大規模殻模型計算ではモンテカルロ法(乱数を用いた手法)が使われることもありますが、48Caの場合、核内での妥当な相互作用がわかっていないので、たくさんの条件が必要なモンテカルロ法は適していません。そこで、岩田さんたちは、ランチョス法による厳密対角化を使いました。ランチョス法は、出てきた行列を直接対角化する方法です。初期状態や終状態、中間状態を計算する際に可能な励起に制限を設けることで、行列の次元を100億から7億ほどに減らすことができました。
計算機の進歩が殻模型の可能性を広げた
実験では、48Caの第二0+状態には陽子励起を含んでいると指摘されていますが、これまでの1主殻の計算ではその状態を含むことはできませんでした。今回は、2つの殻の相互作用を検討し、励起エネルギー状態を再現するよう相互作用をつくりました。この相互作用を用いて計算すれば、48Caや48Tiの基底状態にも、陽子や中性子などの励起成分が混ざります。そうして得られた核行列要素を、これまでの1主殻計算や実験値と比較しました。2主殻計算では、エネルギー遷移状態をうまく記述することができました。

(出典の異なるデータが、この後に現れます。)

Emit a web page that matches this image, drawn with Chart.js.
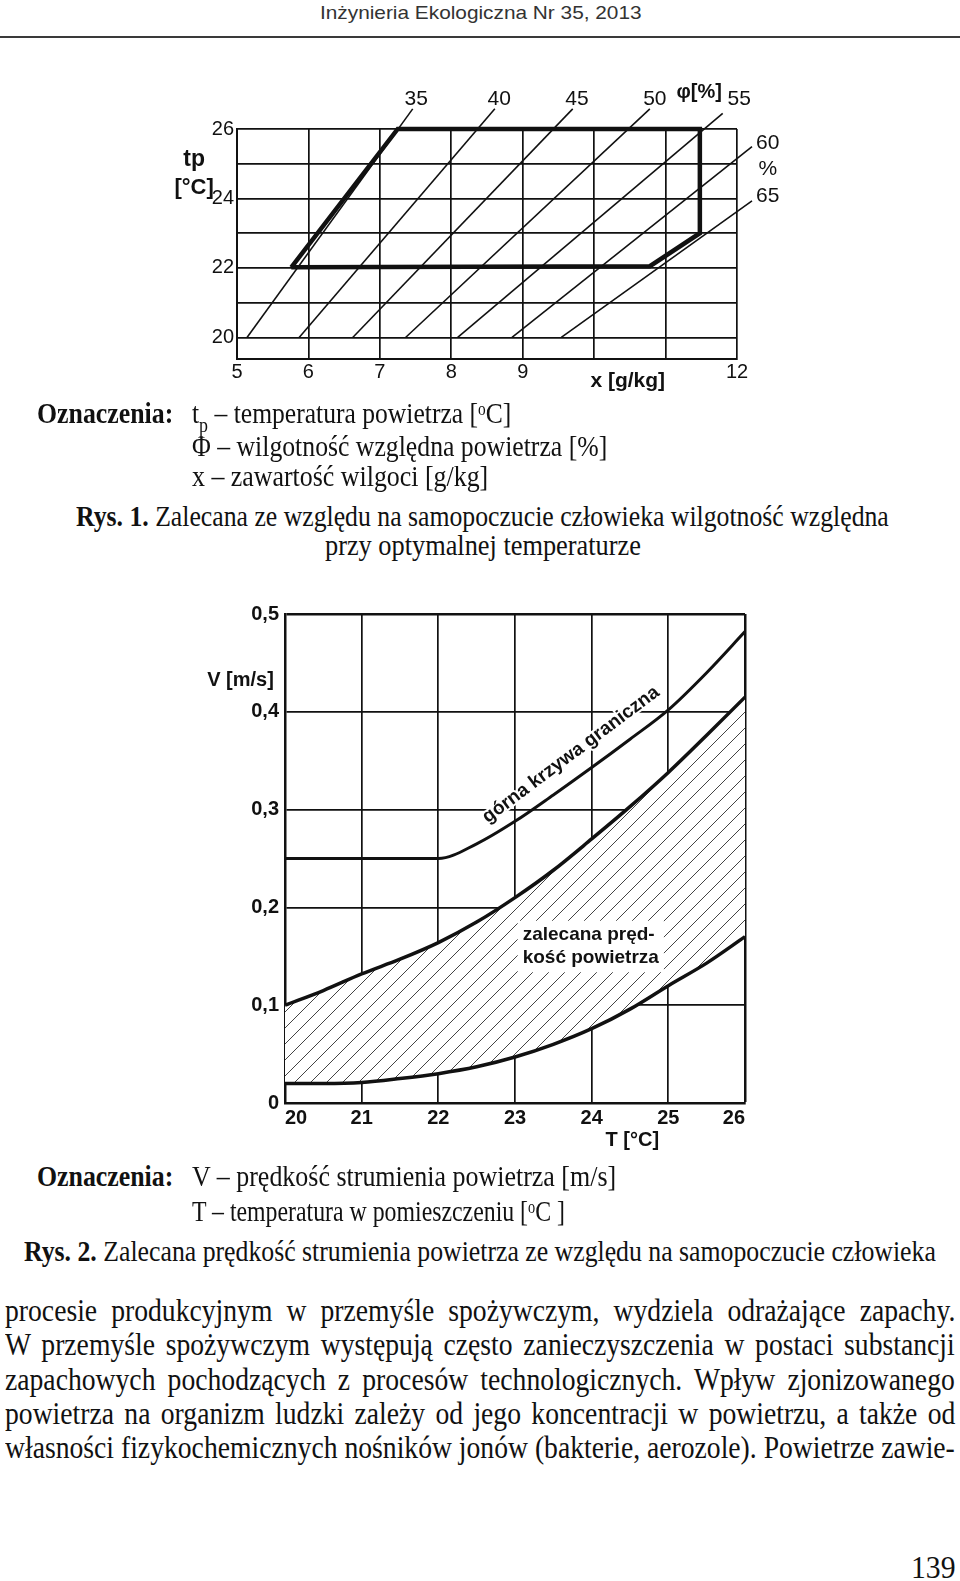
<!DOCTYPE html>
<html>
<head>
<meta charset="utf-8">
<script src="https://cdn.jsdelivr.net/npm/chart.js@4.4.1/dist/chart.umd.min.js"></script>
<style>
html, body { margin: 0; padding: 0; background: #fff; }
body { width: 960px; height: 1581px; position: relative; overflow: hidden; }
.t { position: absolute; white-space: nowrap; transform-origin: 0 0; line-height: 1; color: #111; }
.sub { font-size: 0.7em; position: relative; top: 0.4em; }
.sup { font-size: 0.6em; position: relative; top: -0.45em; }
#hdr-line { position: absolute; left: 0; top: 36px; width: 960px; height: 2px; background: #3a3a3a; }
.box { position: absolute; }
</style>
</head>
<body>
<div id="hdr-line"></div>
<div class="box" style="left:160px;top:60px"><canvas id="rys1" width="660" height="340"></canvas></div>
<div class="box" style="left:200px;top:585px"><canvas id="rys2" width="560" height="575"></canvas></div>
<script>
// ---- Rys. 1 : x [g/kg] vs tp [C], lines of constant relative humidity
const rhLabels = ['35', '40', '45', '50', '55', '60', '65']
const rhStartX = [5.14, 5.87, 6.62, 7.36, 8.09, 8.85, 9.54]      // x where each line meets tp = 20
const rhEndX = [7.46, 8.61, 9.70, 10.78, 11.80, 12.21, 12.21]
const rhEndT = [26.58, 26.58, 26.58, 26.58, 26.45, 25.49, 23.93]
const zoneX = [5.76, 7.25, 11.48, 11.48, 10.78, 5.76]            // recommended zone (thick outline)
const zoneT = [22.02, 26, 26, 23.0, 22.05, 22.02]
const xTicks1 = [5, 6, 7, 8, 9, 10, 11, 12]
const xTickLabels1 = ['5', '6', '7', '8', '9', '', '', '12']
const tTicks1 = [20, 21, 22, 23, 24, 25, 26]
const tTickLabels1 = ['20', '', '22', '', '24', '', '26']

// ---- Rys. 2 : V [m/s] vs T [C]
const tempT = [20, 20.5, 21, 21.5, 22, 22.5, 23, 23.5, 24, 24.5, 25, 25.5, 26]
const vUpper = [0.25, 0.25, 0.25, 0.25, 0.25, 0.265, 0.288, 0.315, 0.343, 0.372, 0.402, 0.44, 0.482]
const vRecHigh = [0.10, 0.115, 0.132, 0.147, 0.164, 0.185, 0.21, 0.238, 0.27, 0.303, 0.338, 0.376, 0.415]
const vRecLow = [0.02, 0.02, 0.021, 0.025, 0.03, 0.037, 0.047, 0.06, 0.076, 0.096, 0.12, 0.143, 0.17]
const tTicks2 = [20, 21, 22, 23, 24, 25, 26]
const vTicks2 = [0, 0.1, 0.2, 0.3, 0.4, 0.5]
const vTickLabels2 = ['0', '0,1', '0,2', '0,3', '0,4', '0,5']

const SERIF = '"Liberation Serif", "Times New Roman", serif'
const SANS = '"Liberation Sans", Arial, sans-serif'

// ---------- page text ----------
function place(html, o) {
    var el = document.createElement('div')
    el.className = 't'
    el.innerHTML = html
    el.style.fontFamily = o.family || SERIF
    el.style.fontSize = o.size + 'px'
    if (o.color) el.style.color = o.color
    document.body.appendChild(el)
    var w = el.offsetWidth
    var sx = o.sx || (o.right - o.left) / w
    el.style.left = o.left + 'px'
    el.style.top = (o.cy - o.size * (o.k || 0.56)) + 'px'
    el.style.transform = 'scaleX(' + sx + ')'
    return el
}

place('Inżynieria Ekologiczna Nr 35, 2013', {left: 320, right: 642, cy: 13, size: 19, family: SANS, color: '#333', k: 0.55})

var textLines = [
    ['<b>Oznaczenia:</b>', 37, 173, 415],
    ['t<span class="sub">p</span> – temperatura powietrza [<span class="sup">o</span>C]', 192, 511, 415],
    ['Φ – wilgotność względna powietrza [%]', 192, 607, 448],
    ['x – zawartość wilgoci [g/kg]', 192, 488, 478],
    ['<b>Rys. 1.</b> Zalecana ze względu na samopoczucie człowieka wilgotność względna', 76, 889, 518],
    ['przy optymalnej temperaturze', 325, 641, 547],
    ['<b>Oznaczenia:</b>', 37, 173, 1178],
    ['V – prędkość strumienia powietrza [m/s]', 192, 616, 1178],
    ['T – temperatura w pomieszczeniu [<span class="sup">o</span>C ]', 192, 565, 1213],
    ['<b>Rys. 2.</b> Zalecana prędkość strumienia powietrza ze względu na samopoczucie człowieka', 24, 936, 1253]
]
textLines.forEach(function (l) {
    place(l[0], {left: l[1], right: l[2], cy: l[3], size: 30})
})

// body paragraph: same condensing for every line, justified through word spacing
var body = [
    'procesie produkcyjnym w przemyśle spożywczym, wydziela odrażające zapachy.',
    'W przemyśle spożywczym występują często zanieczyszczenia w postaci substancji',
    'zapachowych pochodzących z procesów technologicznych. Wpływ zjonizowanego',
    'powietrza na organizm ludzki zależy od jego koncentracji w powietrzu, a także od',
    'własności fizykochemicznych nośników jonów (bakterie, aerozole). Powietrze zawie-'
]
var bodyY = [1312, 1346, 1381, 1415, 1449]
var bodyEls = body.map(function (s, i) {
    return place(s, {left: 5, right: 955, cy: bodyY[i], size: 31})
})
var widths = bodyEls.map(function (el) { return el.offsetWidth })
var squeeze = Math.min.apply(null, widths.map(function (w) { return 950 / w }))
bodyEls.forEach(function (el, i) {
    var spaces = body[i].split(' ').length - 1
    el.style.wordSpacing = ((950 / squeeze - widths[i]) / spaces) + 'px'
    el.style.transform = 'scaleX(' + squeeze + ')'
})
place('139', {left: 911, right: 956, cy: 1569, size: 31})

// ---------- Rys. 1 ----------
Chart.defaults.font.family = SANS
Chart.defaults.color = '#111'

var notes1 = [
    {text: '35', x: 7.51, y: 26.87}, {text: '40', x: 8.67, y: 26.87},
    {text: '45', x: 9.76, y: 26.87}, {text: '50', x: 10.85, y: 26.87},
    {text: '55', x: 12.03, y: 26.87}, {text: '60', x: 12.43, y: 25.6},
    {text: '%', x: 12.43, y: 24.84}, {text: '65', x: 12.43, y: 24.06},
    {text: 'φ[%]', x: 11.47, y: 27.04, bold: true, size: 20},
    {text: 'tp', x: 4.40, y: 25.13, bold: true, size: 23},
    {text: '[°C]', x: 4.40, y: 24.29, bold: true, size: 22},
    {text: 'x [g/kg]', x: 10.47, y: 18.74, bold: true, size: 21}
]

var notesPlugin1 = {
    id: 'notes1',
    afterDraw: function (chart) {
        var ctx = chart.ctx, sx = chart.scales.x, sy = chart.scales.y
        ctx.save()
        ctx.fillStyle = '#111'
        ctx.textAlign = 'center'
        ctx.textBaseline = 'middle'
        notes1.forEach(function (n) {
            ctx.font = (n.bold ? 'bold ' : '') + (n.size || 21) + 'px ' + SANS
            ctx.fillText(n.text, sx.getPixelForValue(n.x), sy.getPixelForValue(n.y))
        })
        ctx.restore()
    }
}

var sets1 = rhLabels.map(function (lab, i) {
    return {
        label: 'φ ' + lab + '%',
        data: [{x: rhStartX[i], y: 20}, {x: rhEndX[i], y: rhEndT[i]}],
        showLine: true, borderColor: '#111', borderWidth: 1.6,
        pointRadius: 0, clip: false
    }
})
sets1.push({
    label: 'zalecana strefa',
    data: zoneX.map(function (x, i) { return {x: x, y: zoneT[i]} }),
    showLine: true, borderColor: '#111', borderWidth: 4.5,
    borderJoinStyle: 'miter', pointRadius: 0, clip: false
})

new Chart(document.getElementById('rys1'), {
    type: 'scatter',
    data: {datasets: sets1},
    options: {
        responsive: false,
        animation: false,
        layout: {padding: {top: 69, right: 83, left: 0, bottom: 0}},
        plugins: {legend: {display: false}, tooltip: {enabled: false}},
        scales: {
            x: {
                type: 'linear', min: 5, max: 12,
                afterBuildTicks: function (s) { s.ticks = xTicks1.map(function (v) { return {value: v} }) },
                afterFit: function (s) { s.height = 41 },
                ticks: {
                    callback: function (v, i) { return xTickLabels1[i] },
                    font: {size: 20}, padding: 1, maxRotation: 0, autoSkip: false
                },
                grid: {color: '#111', lineWidth: 1.7, drawTicks: false},
                border: {color: '#111', width: 2}
            },
            y: {
                min: 19.38, max: 26,
                afterBuildTicks: function (s) { s.ticks = tTicks1.map(function (v) { return {value: v} }) },
                afterFit: function (s) { s.width = 77 },
                ticks: {
                    callback: function (v, i) { return tTickLabels1[i] },
                    font: {size: 20}, padding: 3, autoSkip: false
                },
                grid: {color: '#111', lineWidth: 1.7, drawTicks: false},
                border: {color: '#111', width: 2}
            }
        }
    },
    plugins: [notesPlugin1]
})

// ---------- Rys. 2 ----------
function hatchPattern() {
    var c = document.createElement('canvas')
    c.width = 16
    c.height = 16
    var g = c.getContext('2d')
    g.fillStyle = '#fff'
    g.fillRect(0, 0, 16, 16)
    g.strokeStyle = '#444'
    g.lineWidth = 1
    g.beginPath()
    g.moveTo(-2, 18); g.lineTo(18, -2)
    g.moveTo(-2, 2); g.lineTo(2, -2)
    g.moveTo(14, 18); g.lineTo(18, 14)
    g.stroke()
    return g.createPattern(c, 'repeat')
}

var notesPlugin2 = {
    id: 'notes2',
    afterDraw: function (chart) {
        var ctx = chart.ctx, sx = chart.scales.x, sy = chart.scales.y
        ctx.save()
        ctx.fillStyle = '#111'
        ctx.textBaseline = 'middle'

        // two-line label over the hatched band, on a white patch
        ctx.font = 'bold 19px ' + SANS
        var l1 = 'zalecana pręd-', l2 = 'kość powietrza'
        var px = sx.getPixelForValue(23.1)
        var y1 = sy.getPixelForValue(0.172), y2 = sy.getPixelForValue(0.148)
        var w = Math.max(ctx.measureText(l1).width, ctx.measureText(l2).width)
        ctx.fillStyle = '#fff'
        ctx.fillRect(px - 5, y1 - 14, w + 10, y2 - y1 + 28)
        ctx.fillStyle = '#111'
        ctx.textAlign = 'left'
        ctx.fillText(l1, px, y1)
        ctx.fillText(l2, px, y2)

        // curve label, rotated along the upper boundary
        ctx.save()
        ctx.translate(sx.getPixelForValue(23.73), sy.getPixelForValue(0.356))
        ctx.rotate(-36.8 * Math.PI / 180)
        ctx.font = 'bold 19px ' + SANS
        ctx.textAlign = 'center'
        ctx.lineWidth = 4
        ctx.strokeStyle = '#fff'
        ctx.strokeText('górna krzywa graniczna', 0, 0)
        ctx.fillText('górna krzywa graniczna', 0, 0)
        ctx.restore()

        ctx.font = 'bold 20px ' + SANS
        ctx.textAlign = 'center'
        ctx.fillText('V [m/s]', sx.getPixelForValue(19.42), sy.getPixelForValue(0.4325))
        ctx.fillText('T [°C]', sx.getPixelForValue(24.53), sy.getPixelForValue(-0.038))
        ctx.restore()
    }
}

function pts(ys) {
    return tempT.map(function (t, i) { return {x: t, y: ys[i]} })
}

new Chart(document.getElementById('rys2'), {
    type: 'line',
    data: {
        datasets: [
            {label: 'dolna granica', data: pts(vRecLow), borderColor: '#111', borderWidth: 3.5,
             pointRadius: 0, cubicInterpolationMode: 'monotone', fill: false},
            {label: 'zalecana prędkość powietrza', data: pts(vRecHigh), borderColor: '#111', borderWidth: 3.5,
             pointRadius: 0, cubicInterpolationMode: 'monotone', fill: '-1', backgroundColor: hatchPattern()},
            {label: 'górna krzywa graniczna', data: pts(vUpper), borderColor: '#111', borderWidth: 3,
             pointRadius: 0, cubicInterpolationMode: 'monotone', fill: false}
        ]
    },
    options: {
        responsive: false,
        animation: false,
        layout: {padding: {top: 29, right: 15, left: 0, bottom: 0}},
        plugins: {legend: {display: false}, tooltip: {enabled: false}},
        scales: {
            x: {
                type: 'linear', min: 20, max: 26,
                afterBuildTicks: function (s) { s.ticks = tTicks2.map(function (v) { return {value: v} }) },
                afterFit: function (s) { s.height = 57 },
                ticks: {
                    font: {size: 20, weight: 'bold'}, padding: 3, align: 'inner',
                    maxRotation: 0, autoSkip: false
                },
                grid: {
                    color: '#111', drawTicks: false,
                    lineWidth: function (c) { return c.tick && c.tick.value === 26 ? 2.5 : 1.7 }
                },
                border: {color: '#111', width: 2.5}
            },
            y: {
                min: 0, max: 0.5,
                afterBuildTicks: function (s) { s.ticks = vTicks2.map(function (v) { return {value: v} }) },
                afterFit: function (s) { s.width = 85 },
                ticks: {
                    callback: function (v, i) { return vTickLabels2[i] },
                    font: {size: 20, weight: 'bold'}, padding: 6, autoSkip: false
                },
                grid: {
                    color: '#111', drawTicks: false,
                    lineWidth: function (c) { return c.tick && c.tick.value === 0.5 ? 2.5 : 1.7 }
                },
                border: {color: '#111', width: 2.5}
            }
        }
    },
    plugins: [notesPlugin2]
})
</script>
</body>
</html>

「2主殻の殻模型を使って、精度の高い計算ができるようになったのも、計算機の技術が進歩のおかげです」と岩田さん。これまでの殻模型計算では計算できる模型空間が限られていて、信頼性の高い結果を得ることが難しかったのです。近年の計算機の目覚ましい発展により、殻模型の計算空間は広がりました。今後、殻模型計算はあらゆる原子核に応用できると期待されています。

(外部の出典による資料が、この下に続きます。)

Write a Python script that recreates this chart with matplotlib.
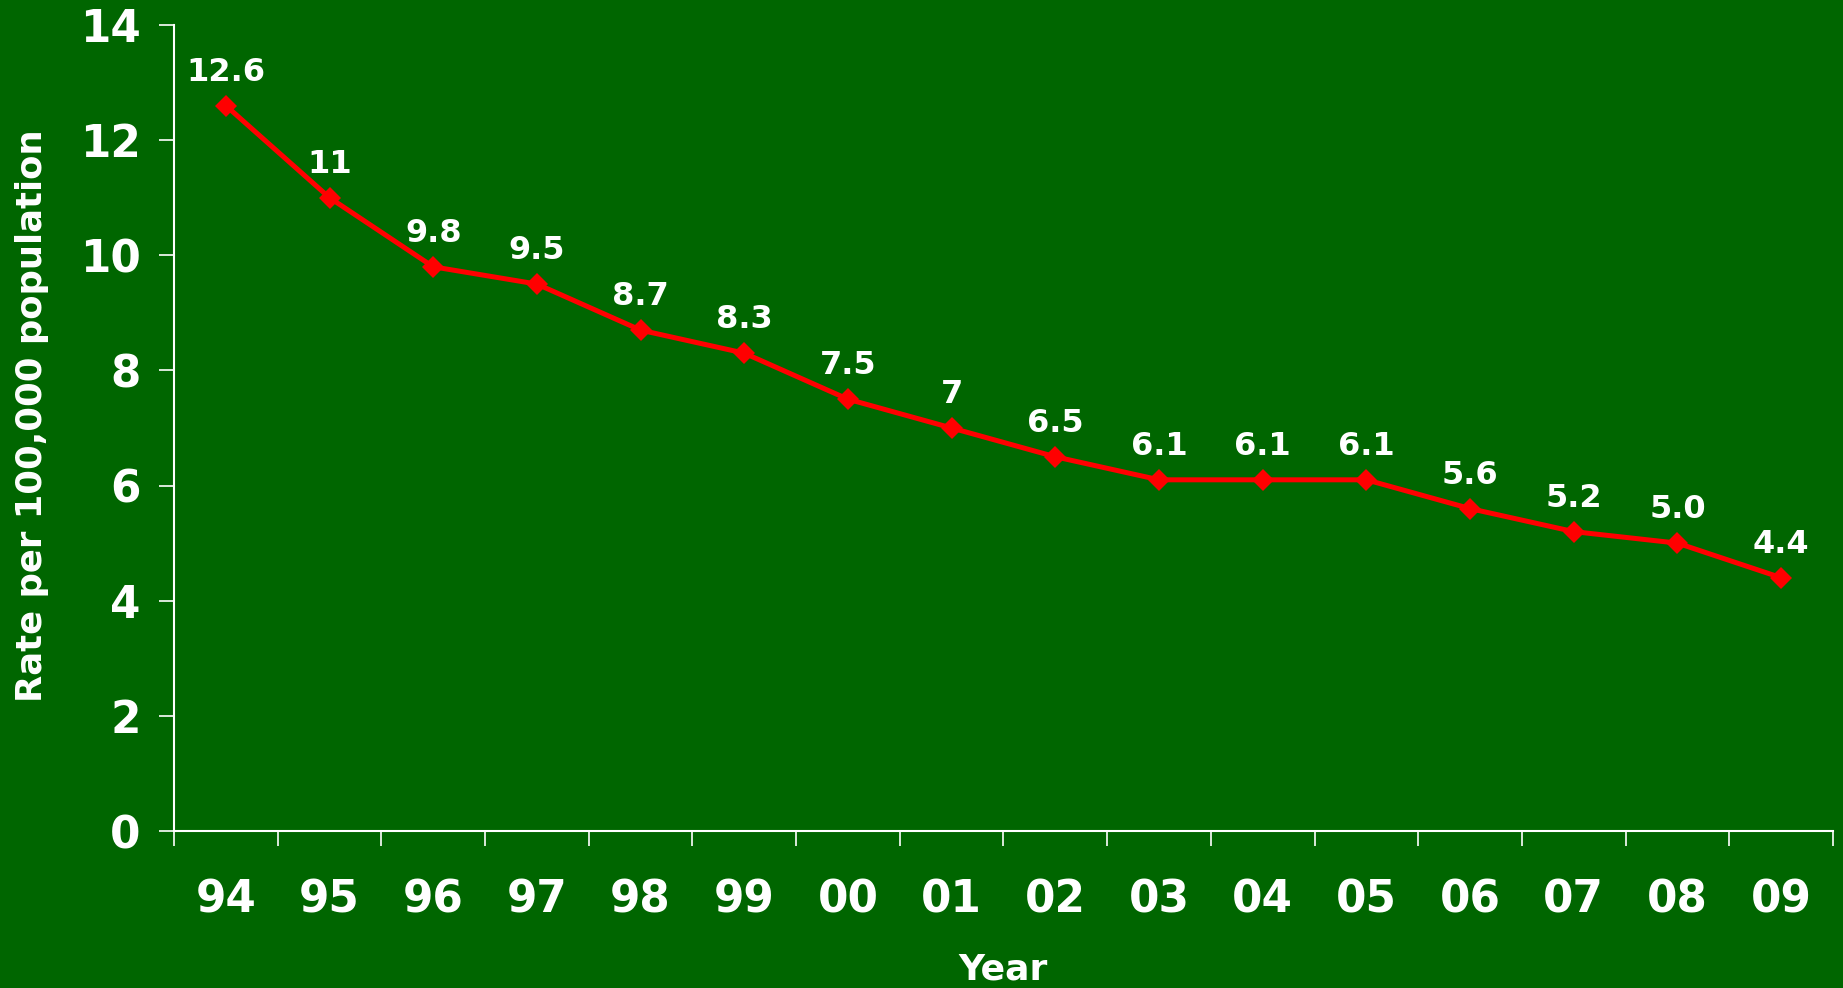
import matplotlib
matplotlib.use("Agg")
import matplotlib.pyplot as plt

years = ["94", "95", "96", "97", "98", "99", "00", "01", "02", "03", "04", "05", "06", "07", "08", "09"]
rates = [12.6, 11.0, 9.8, 9.5, 8.7, 8.3, 7.5, 7.0, 6.5, 6.1, 6.1, 6.1, 5.6, 5.2, 5.0, 4.4]
labels = ["12.6", "11", "9.8", "9.5", "8.7", "8.3", "7.5", "7", "6.5", "6.1", "6.1", "6.1", "5.6", "5.2", "5.0", "4.4"]
yticks = [0, 2, 4, 6, 8, 10, 12, 14]

BG = "#006600"
plt.rcParams['font.family'] = ['DejaVu Sans']
plt.rcParams['font.weight'] = 'bold'

fig = plt.figure(figsize=(18.43, 9.88), dpi=100, facecolor=BG)
ax = fig.add_axes([174/1843, 1-831/988, (1833-174)/1843, (831-25)/988])
ax.set_facecolor(BG)

x = list(range(len(years)))
ax.plot(x, rates, color="#FF0000", linewidth=3.6, marker="D", markersize=11.5,
        markeredgewidth=0, zorder=3)
for xi, yi, lab in zip(x, rates, labels):
    ax.annotate(lab, (xi, yi), xytext=(0, 18), textcoords="offset points",
                ha="center", va="baseline", color="white", fontsize=23,
                fontweight="bold")

ax.set_xlim(-0.5, len(years) - 0.5)
ax.set_ylim(0, 14)
ax.set_yticks(yticks)
ax.set_yticklabels([str(t) for t in yticks])
ax.set_xticks(x)
ax.set_xticklabels(years)
ax.set_xticks([i - 0.5 for i in range(len(years) + 1)], minor=True)

for s in ["top", "right"]:
    ax.spines[s].set_visible(False)
for s in ["left", "bottom"]:
    ax.spines[s].set_color("white")
    ax.spines[s].set_linewidth(1.5)

ax.tick_params(axis="y", colors="white", labelsize=31.5, length=11, width=1.2, pad=13)
ax.tick_params(axis="x", which="major", colors="white", labelsize=31.5, length=0, pad=34)
ax.tick_params(axis="x", which="minor", colors="white", length=11, width=1.2)
for lab in ax.get_xticklabels() + ax.get_yticklabels():
    lab.set_fontweight("bold")

ax.set_ylabel("Rate per 100,000 population", color="white", fontsize=25.5, fontweight="bold")
ax.yaxis.set_label_coords(-0.0753, 0.515)
ax.set_xlabel("Year", color="white", fontsize=26, fontweight="bold", va="center")
ax.xaxis.set_label_coords(0.5, -0.172)

fig.savefig("out.png", dpi=100, facecolor=BG)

岩田さんたちは、2主殻での計算によって、ニュートリノの謎の解明に迫っています。「より精度の高い核行列要素を求めることは、計算でしかできません。そのためには殻模型計算は重要なツールです。大規模殻模型計算によって、ゼロニュートリノ二重ベータ崩壊のプロセスを解明したいです」。
用語解説
- 1 殻模型
- 殻とは、原子核内が『殻』のような構造をもっているのではなく、陽子や中性子の数が特定の数(2、8、20、28、…)をとったときに全体として特に安定になることを意味する。たとえば48Ti(陽子22、中性子26)の場合、陽子20個、中性子20個で極めて安定な“閉殻”ができると考える。閉殻は安定なため動かないものとし、残りの陽子2個、中性子6個を扱った8体問題を完全に解くのが殻模型計算の考え方である。1主核計算は陽子20個、中性子20個を閉殻に取り、2主殻計算は陽子8個、中性子8個を閉殻に取ることを指す。2主殻計算では32体問題を考えることになる。
- 2 マヨナラ粒子
- 素粒子は、電荷の正負のほか、スピンが半整数(1/2)か整数(0)かによって性質が大きく異なる。スピン半整数をフェルミ粒子、スピン整数をボース粒子と呼び、フェルミ粒子のうち電荷をもつものをディラック粒子、電荷をもたないものをマヨナラ粒子と呼ぶ。マヨラナ粒子はいまだに発見されておらず、電荷を持たないニュートリノはマヨナラ粒子の有力候補とされる。